Mayo Clinic Study Says Puberty Blockers Cause Atrophied Testes, Fertility Issues, Casts Doubt On ‘Reversibility’
Boys who take puberty blockers may suffer atrophied testes and fertility issues, a new study by Mayo Clinic researchers has found, causing the authors to cast doubt about the common claim that puberty blockers are “reversible.”
The study, authored by 11 researchers at Mayo Clinic’s largest campus south of Minneapolis, looked at the effects of puberty blockers on testicular cells and function.
“We provide unprecedented histological evidence revealing detrimental pediatric testicular sex gland responses to [puberty blockers],” the study reads.
Mild to severe sex gland atrophy is one of the negative effects the researchers found.
In the case of one 12-year-old boy who was treated with puberty blockers for 14 months, nearly 60% of his sex glands became “fully atrophied,” and small clusters of calcium formed in his testicles, according to the study.
These calcium clusters are linked to cancer, several studies have found, although it is not clear whether they are a risk factor by themselves.

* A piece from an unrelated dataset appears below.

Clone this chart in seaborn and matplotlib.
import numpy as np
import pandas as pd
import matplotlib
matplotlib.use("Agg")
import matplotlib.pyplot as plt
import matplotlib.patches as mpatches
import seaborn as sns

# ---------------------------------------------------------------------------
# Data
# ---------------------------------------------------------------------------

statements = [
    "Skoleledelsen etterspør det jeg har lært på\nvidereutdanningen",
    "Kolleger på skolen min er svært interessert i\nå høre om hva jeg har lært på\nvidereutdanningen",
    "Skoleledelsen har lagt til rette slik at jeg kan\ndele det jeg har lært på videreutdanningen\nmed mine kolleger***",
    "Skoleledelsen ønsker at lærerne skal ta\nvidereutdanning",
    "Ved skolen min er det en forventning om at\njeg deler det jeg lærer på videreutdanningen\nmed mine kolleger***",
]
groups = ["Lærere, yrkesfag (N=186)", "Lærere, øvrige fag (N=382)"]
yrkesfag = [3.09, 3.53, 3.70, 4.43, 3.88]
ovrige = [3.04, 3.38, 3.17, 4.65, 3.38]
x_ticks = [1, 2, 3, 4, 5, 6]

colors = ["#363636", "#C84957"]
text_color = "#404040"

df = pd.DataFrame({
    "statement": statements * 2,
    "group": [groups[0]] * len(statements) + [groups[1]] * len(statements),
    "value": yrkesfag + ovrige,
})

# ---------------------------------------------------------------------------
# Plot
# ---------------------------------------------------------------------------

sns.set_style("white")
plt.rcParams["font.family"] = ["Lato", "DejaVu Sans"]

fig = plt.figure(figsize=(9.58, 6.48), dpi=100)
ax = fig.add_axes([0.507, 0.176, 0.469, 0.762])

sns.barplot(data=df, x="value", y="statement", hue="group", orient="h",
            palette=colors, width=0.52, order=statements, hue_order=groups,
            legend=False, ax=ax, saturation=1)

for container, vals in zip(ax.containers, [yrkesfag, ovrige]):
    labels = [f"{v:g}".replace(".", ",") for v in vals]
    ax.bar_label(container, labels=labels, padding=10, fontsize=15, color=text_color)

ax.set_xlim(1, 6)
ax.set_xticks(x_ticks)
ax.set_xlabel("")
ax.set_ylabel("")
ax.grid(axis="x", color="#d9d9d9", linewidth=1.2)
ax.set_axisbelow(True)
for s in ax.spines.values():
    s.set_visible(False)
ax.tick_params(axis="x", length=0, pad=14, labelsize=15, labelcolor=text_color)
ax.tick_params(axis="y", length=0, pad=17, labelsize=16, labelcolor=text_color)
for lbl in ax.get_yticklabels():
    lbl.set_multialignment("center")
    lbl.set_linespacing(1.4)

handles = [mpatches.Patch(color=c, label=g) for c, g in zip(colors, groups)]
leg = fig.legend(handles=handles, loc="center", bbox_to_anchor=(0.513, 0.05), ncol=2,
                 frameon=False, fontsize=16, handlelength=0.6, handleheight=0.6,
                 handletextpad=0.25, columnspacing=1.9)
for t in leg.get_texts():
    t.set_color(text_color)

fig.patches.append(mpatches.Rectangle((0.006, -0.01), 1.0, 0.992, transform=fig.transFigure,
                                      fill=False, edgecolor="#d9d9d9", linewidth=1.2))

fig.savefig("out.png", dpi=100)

Potentially permanent effects on fertility were another concern for boys who were treated with puberty blockers, the researchers found.
In the case of a 14-year-old boy who had been puberty blockers for more than four years, more than 90 % of his cells that were supposed to eventually produce sperm were developmentally arrested.
The findings “raise a potential concern regarding the complete ‘reversibility’ and reproductive fitness” of the sperm germ cells, the researchers said.
The study examined 87 boys, 16 of whom were gender dysphoric boys between ages 10 and 16. Nine of those boys were already on puberty blockers, although all of the boys would eventually be put on the drugs. The boys began identifying as transgender girls between ages 2 and 15.
The researchers noted that there are no long-term studies on puberty blockers for gender dysphoric children, meaning many of the drugs’ effects such as impacts on fertility are still unknown.
The study has not yet been peer-reviewed but was published on BioRxiv, a website hosted by the Cold Spring Harbor Laboratory that sees two-thirds of its papers later published in peer-reviewed journals.
Mayo Clinic’s website page on puberty blockers does not yet warn about the extent of the side effects found in the study. The page says the drugs “don’t cause permanent physical changes” and when a child stops taking them, “puberty starts again.”
“[T]hey pause puberty,” the page says. “That offers a chance to explore gender identity. It also gives youth and their families time to plan for the psychological, medical, developmental, social and legal issues that may lie ahead.”